We've now seen how we can write basic tests using ScalaTest. Let's extend that a little to use ScalaCheck, a property-based testing framework. Again, the examples are contrived, but they'll help you to learn the specifics of ScalaCheck, which you can later dig deeper into.
To bring use ScalaCheck, we're going to add the ScalaCheck library into our dependencies, which live in Dependencies.scala:
import sbt._
object Dependencies {
lazy val scalaTest = "org.scalatest" %% "scalatest" % "3.0.1" % Test
lazy val scalaCheck = "org.scalacheck" %% "scalacheck" % "1.13.4" % Test
}And then add the dependency to the project:
import Dependencies._
lazy val root = (project in file(".")).
settings(
inThisBuild(List(
organization := "com.redbubble",
scalaVersion := "2.12.1",
version := "0.1.0-SNAPSHOT"
)),
name := "Pricer",
libraryDependencies ++= Seq(scalaTest, scalaCheck)
)You may have noticed when creating the tests, that you had to create a bunch of values for the fields in your class. For example, you may have a test that looks something like:
"A base product" should "contain options" in {
BaseProduct("hoodie", Map("k" -> Seq("v1", "v2")), 0).options shouldEqual Map("k" -> Seq("v1", "v2"))
}Where do these values come from? Are the values meaningful? What about edge cases? If you were really test-driving the implementation for this test, your class could simply return dummy data without actually doing anything!
final class BaseProduct(private val p: String, o: Map[String, Seq[String]], b: Int) {
val productType = "hoodie"
val options = Map("k" -> Seq("v1", "v2"))
val basePrice = 0
}A simple thing that you can use ScalaCheck for, is to generate random values to use in your testing. For our simple example, this means that you are forced to build the correct implementation to pass the test. This technique is known as triangulation.
Let's see what this might look like. We're going to need to bring in some of the ScalaTest support for ScalaCheck.
package com.redbubble.pricer
import org.scalatest.prop.PropertyChecks
import org.scalatest.{FlatSpec, Matchers}
final class BaseProductPropertySpec extends FlatSpec with Matchers with PropertyChecks {
"A base product" should "contain a product type" in {
forAll { (productType: String) =>
BaseProduct(productType, Map.empty, 0).productType shouldEqual productType
}
}
}What we've now done is told ScalaCheck to generate us a bunch of random strings, and then we've made claims about the values of those. We've basically claimed that for all string values, we can pass in that string as the property type & then get it back when we ask for a product type. We've just tested a simple property getter.

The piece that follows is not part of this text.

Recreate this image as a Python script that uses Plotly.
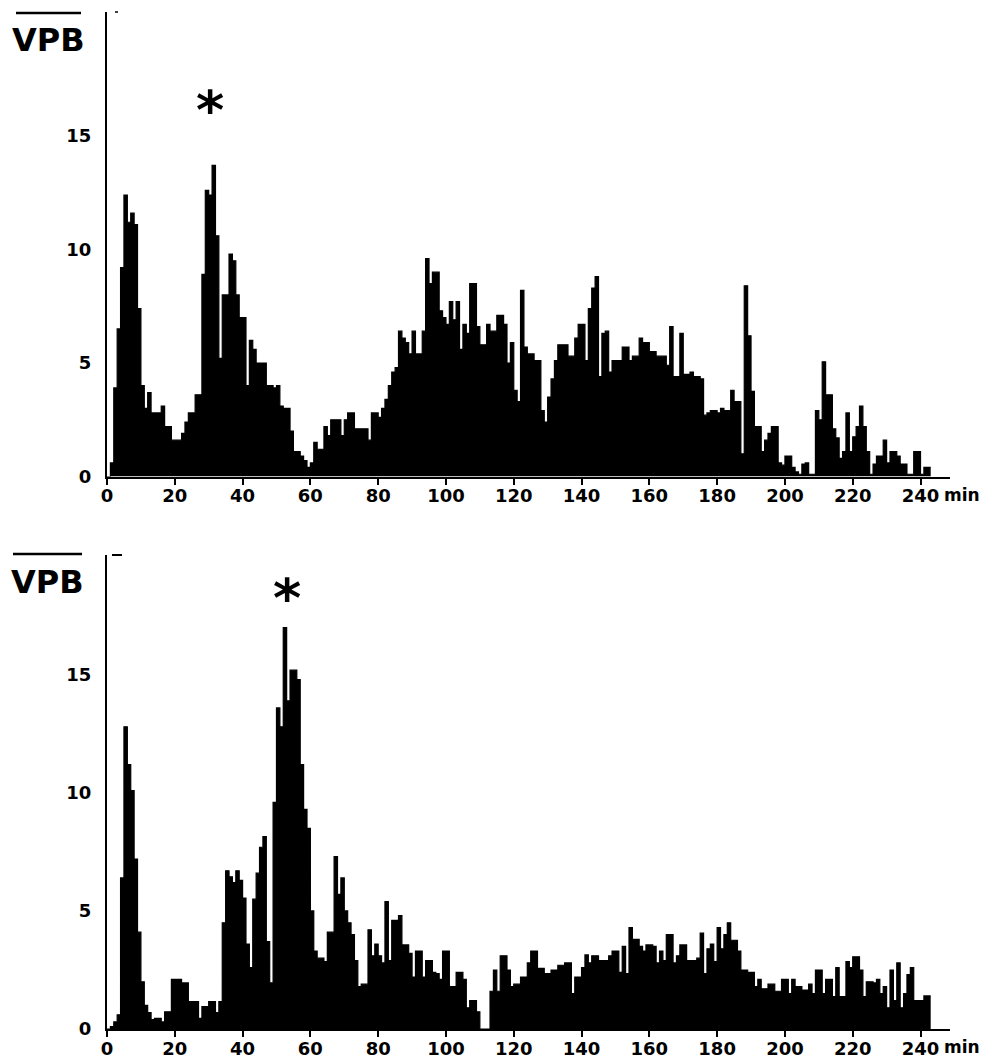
import plotly.graph_objects as go

# ---------------- data (VPB per minute bin) ----------------
minutes = list(range(243))

top_vpb = [
    0, 0.6, 3.9, 6.5, 9.2, 12.4, 11.2, 11.6, 11.1, 7.4,
    4.0, 3.0, 3.7, 2.8, 2.8, 2.8, 3.1, 2.2, 2.2, 1.6,
    1.6, 1.6, 1.9, 2.4, 2.8, 2.8, 3.6, 3.6, 8.9, 12.6,
    12.4, 13.7, 10.6, 5.2, 8.0, 8.0, 9.8, 9.5, 8.0, 7.0,
    7.0, 4.0, 6.0, 5.6, 5.0, 5.0, 5.0, 4.0, 4.0, 3.9,
    4.0, 3.1, 3.0, 3.0, 2.0, 1.1, 1.1, 0.9, 0.7, 0.4,
    0.6, 1.5, 1.2, 1.2, 2.2, 1.8, 2.5, 2.5, 2.5, 1.8,
    2.5, 2.8, 2.8, 2.1, 2.1, 2.1, 2.1, 1.6, 2.8, 2.8,
    2.6, 3.0, 3.4, 4.0, 4.6, 4.8, 6.4, 6.1, 5.9, 5.4,
    6.4, 5.4, 5.4, 6.4, 9.6, 8.5, 9.0, 9.0, 7.3, 7.0,
    6.7, 7.7, 6.9, 7.7, 5.6, 6.7, 6.3, 8.5, 8.5, 6.6,
    5.8, 5.8, 6.7, 6.4, 6.4, 7.1, 7.1, 6.7, 5.0, 5.9,
    3.8, 3.3, 8.2, 5.7, 5.4, 5.4, 5.1, 5.1, 2.9, 2.4,
    3.5, 4.3, 5.1, 5.8, 5.8, 5.8, 5.3, 5.3, 6.1, 6.7,
    6.7, 5.1, 7.4, 8.3, 8.8, 4.4, 6.3, 6.4, 4.6, 5.1,
    5.1, 5.1, 5.7, 5.7, 5.1, 5.3, 5.3, 6.1, 5.9, 5.9,
    5.5, 5.5, 5.3, 5.3, 5.3, 4.9, 6.6, 4.4, 4.4, 6.3,
    4.5, 4.5, 4.6, 4.4, 4.4, 4.3, 2.7, 2.8, 2.9, 2.9,
    2.8, 3.0, 2.9, 2.9, 3.8, 3.3, 3.3, 1.0, 8.4, 6.2,
    3.75, 2.2, 2.2, 1.1, 1.6, 1.9, 2.2, 2.2, 0.6, 0.5,
    0.9, 0.9, 0.4, 0.2, 0.1, 0.55, 0.6, 0.1, 0.1, 2.9,
    2.5, 5.05, 3.6, 3.6, 2.1, 1.7, 0.8, 1.1, 2.8, 1.1,
    1.75, 2.2, 3.1, 2.2, 1.1, 0.1, 0.55, 0.9, 0.9, 1.6,
    0.6, 1.1, 1.1, 0.9, 0.55, 0.55, 0.1, 0.1, 1.1, 1.1,
    0.1, 0.4, 0.4,
]

bottom_vpb = [
    0, 0.1, 0.3, 0.6, 6.4, 12.8, 11.2, 10.1, 7.2, 4.1,
    2.0, 1.0, 0.7, 0.4, 0.45, 0.45, 0.3, 0.73, 0.73, 2.1,
    2.1, 2.1, 1.95, 1.95, 1.16, 1.16, 1.16, 0.45, 0.95, 0.95,
    1.16, 1.16, 0.7, 1.16, 4.5, 6.7, 6.45, 6.2, 6.7, 6.3,
    5.55, 3.6, 2.6, 5.5, 6.6, 7.7, 8.15, 3.7, 1.95, 9.6,
    13.6, 12.8, 17.0, 13.9, 15.2, 15.2, 14.8, 11.2, 9.3, 8.5,
    5.0, 3.3, 3.0, 3.0, 2.85, 4.1, 4.1, 7.3, 5.7, 6.4,
    5.0, 4.5, 4.0, 2.9, 1.8, 1.9, 1.9, 4.2, 3.1, 3.6,
    3.1, 2.8, 5.4, 2.9, 4.6, 4.6, 4.8, 3.56, 3.56, 3.2,
    2.2, 3.3, 3.3, 2.2, 2.9, 2.9, 2.4, 2.35, 2.1, 3.3,
    3.3, 1.8, 1.8, 2.4, 2.4, 2.1, 0.9, 1.2, 1.2, 0.73,
    0, 0, 0, 1.6, 2.5, 1.6, 3.1, 3.1, 2.5, 1.8,
    1.9, 1.9, 2.2, 2.2, 2.8, 3.3, 3.3, 2.57, 2.57, 2.35,
    2.35, 2.5, 2.5, 2.7, 2.7, 2.8, 2.8, 1.5, 2.2, 2.2,
    2.6, 3.14, 2.8, 3.1, 3.1, 2.9, 2.9, 2.9, 3.1, 3.3,
    3.3, 2.4, 3.5, 2.35, 4.3, 3.8, 3.8, 3.5, 3.3, 3.56,
    3.56, 3.5, 2.8, 3.3, 2.9, 4.0, 4.0, 2.8, 3.1, 3.56,
    3.56, 2.9, 2.9, 2.9, 3.0, 4.06, 2.35, 3.4, 3.6, 2.85,
    4.3, 3.4, 4.0, 4.5, 3.76, 3.76, 3.3, 2.5, 2.5, 2.4,
    2.4, 1.8, 2.1, 1.7, 1.7, 1.9, 1.9, 1.6, 1.6, 2.1,
    2.1, 1.5, 2.1, 1.8, 1.8, 1.65, 1.65, 1.9, 1.5, 2.5,
    2.5, 1.5, 2.1, 2.1, 1.37, 2.6, 1.37, 1.37, 2.85, 2.6,
    3.06, 3.06, 2.5, 1.37, 2.0, 2.0, 1.95, 2.1, 1.5, 1.8,
    0.9, 2.5, 1.2, 2.8, 0.9, 1.5, 2.3, 2.6, 1.2, 1.2,
    1.2, 1.4, 1.4,
]

x_tick_vals = list(range(0, 241, 20))
x_tick_text = [str(v) for v in x_tick_vals]
y_tick_vals = [0, 5, 10, 15]
y_tick_text = [str(v) for v in y_tick_vals]

# ---------------- figure ----------------
# the page body has an 8 px margin, so the figure is 8 px smaller and all
# screen positions below are converted to figure fractions with that offset
OFF = 8
W, H = 997 - OFF, 1058 - OFF

def px_x(p):
    return (p - OFF) / W

def px_y(p):
    return (H - (p - OFF)) / H

# step outline: each minute bin drawn from its left edge to the next
x_edges = minutes + [minutes[-1] + 1]

def steps(vals):
    return vals + [vals[-1]]

fig = go.Figure()
for vals, xa, ya in ((top_vpb, "x", "y"), (bottom_vpb, "x2", "y2")):
    fig.add_trace(go.Scatter(
        x=x_edges, y=steps(vals), mode="lines", line_shape="hv",
        line=dict(color="black", width=1.2), fill="tozeroy", fillcolor="black",
        xaxis=xa, yaxis=ya, showlegend=False, hoverinfo="x+y"))

tick_font = dict(family="DejaVu Sans", size=18, color="black", weight="bold")

xaxis_common = dict(
    domain=[px_x(107), px_x(950)], range=[0, 248.7],
    tickmode="array", tickvals=x_tick_vals, ticktext=x_tick_text,
    ticks="outside", ticklen=6, tickwidth=2, tickcolor="black",
    showline=True, linewidth=2, linecolor="black",
    showgrid=False, zeroline=False, tickfont=tick_font, fixedrange=True,
    automargin=False, ticklabelstandoff=-4,
)
yaxis_common = dict(
    tickmode="array", tickvals=y_tick_vals, ticktext=y_tick_text,
    ticks="", showline=True, linewidth=2, linecolor="black",
    showgrid=False, zeroline=False, tickfont=tick_font,
    ticklabelstandoff=10, fixedrange=True, automargin=False,
)

fig.update_layout(
    width=W, height=H,
    margin=dict(l=0, r=0, t=0, b=0, pad=0),
    paper_bgcolor="white", plot_bgcolor="white",
    showlegend=False,
    xaxis=dict(anchor="y", **xaxis_common),
    yaxis=dict(anchor="x", domain=[px_y(476.5), px_y(12)], range=[0, 20.46], **yaxis_common),
    xaxis2=dict(anchor="y2", **xaxis_common),
    yaxis2=dict(anchor="x2", domain=[px_y(1029), px_y(555)], range=[0, 20.08], **yaxis_common),
)

label_font = dict(family="DejaVu Sans", size=32, color="black", weight="bold")
ann = []
# VPB labels (overline drawn as shape)
ann.append(dict(text="VPB", xref="paper", yref="paper", x=px_x(48), y=px_y(40),
                xanchor="center", yanchor="middle", showarrow=False, font=label_font))
ann.append(dict(text="VPB", xref="paper", yref="paper", x=px_x(47), y=px_y(582),
                xanchor="center", yanchor="middle", showarrow=False, font=label_font))
# 'min' unit labels
min_font = dict(family="DejaVu Sans", size=17, color="black", weight="bold")
ann.append(dict(text="min", xref="paper", yref="paper", x=px_x(942), y=px_y(495),
                xanchor="left", yanchor="middle", showarrow=False, font=min_font))
ann.append(dict(text="min", xref="paper", yref="paper", x=px_x(942), y=px_y(1047),
                xanchor="left", yanchor="middle", showarrow=False, font=min_font))
# asterisks over the marked peaks
star_font = dict(family="DejaVu Sans", size=54, color="black", weight="bold")
ann.append(dict(text="*", xref="x", yref="y", x=30.3, y=16.5, xanchor="center",
                yanchor="middle", showarrow=False, font=star_font, yshift=-9))
ann.append(dict(text="*", xref="x2", yref="y2", x=53.0, y=18.6, xanchor="center",
                yanchor="middle", showarrow=False, font=star_font, yshift=-9))

shapes = [
    dict(type="line", xref="paper", yref="paper", x0=px_x(16), x1=px_x(81),
         y0=px_y(13), y1=px_y(13), line=dict(color="black", width=2.5)),
    dict(type="line", xref="paper", yref="paper", x0=px_x(13), x1=px_x(82),
         y0=px_y(554), y1=px_y(554), line=dict(color="black", width=2.5)),
    dict(type="line", xref="paper", yref="paper", x0=px_x(115), x1=px_x(118),
         y0=px_y(12), y1=px_y(12), line=dict(color="black", width=1.5)),
    dict(type="line", xref="paper", yref="paper", x0=px_x(112), x1=px_x(122),
         y0=px_y(555), y1=px_y(555), line=dict(color="black", width=2)),
]

fig.update_layout(annotations=ann, shapes=shapes)
fig.write_html("out.html")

We can do better than this, we can pass in all our parameters:
package com.redbubble.pricer
import org.scalatest.prop.PropertyChecks
import org.scalatest.{FlatSpec, Matchers}
final class BaseProductPropertySpec extends FlatSpec with Matchers with PropertyChecks {
"A base product" should "contain a product type" in {
forAll { (productType: String, options: Map[String, Seq[String]], basePrice: Int) =>
val product = BaseProduct(productType, options, basePrice)
product.productType shouldEqual productType
product.options shouldEqual options
product.basePrice shouldEqual basePrice
}
}
}We can do heaps more things with ScalaCheck, we can constrain the values we generate (e.g. all product type IDs are lower case), we can ensure we test certain edge cases, etc. The ScalaCheck documentation has heaps of info on what we can do, as well as videos that may help you get started with ScalaCheck as well as use it's more advanced features.